It depends on how much funding we’re talking about here… you would probably want to find an institution-affiliated researcher (affiliated with a university or NASA or whoever), and sit down and talk with them about your idea. You don’t need to have “formed a hypothesis” to do this, just be able to discuss your idea. If anything does come of it, the researcher will want to write the proposal anyway. Be prepared for your idea to have been thought of and rejected in the past, or for it to be unfeasible. But anything is possible.
It’s unlikely that anyone will answer an unsolicited email asking for a meeting like this; there are a lot of cranks out there who think that they are undiscovered geniuses. And researchers barely have time to answer their own students’ emails.

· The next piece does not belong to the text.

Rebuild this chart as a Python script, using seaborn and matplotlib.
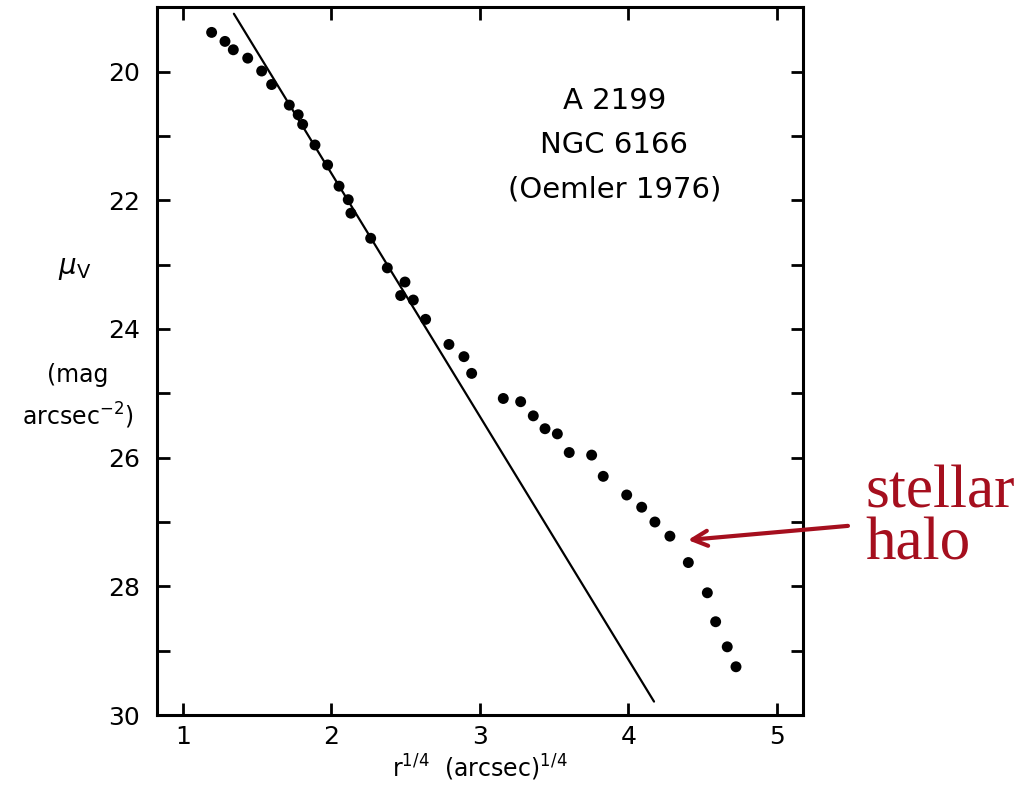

One good way to make contact might be to attend a conference on relevant topics, and find someone giving a talk on a subject close to yours. Put up your hand after the talk, and say you’d like to talk to the speaker about an idea afterwards, if he is open to that. Conference attendees are kind of sitting ducks in this way, and they have time to kill, so it can be easier to approach them. Be warned, though – conferences are expensive.
If you have no science background, it’s unlikely that you would get to do any of the actual work on the project, but you could end up a co-author on the paper or something. Be sure to discuss your expectations about this up front, because authorship depends on a lot of factors that you probably aren’t aware of. And know that there isn’t going to be any money in it for you (i.e., for either of you).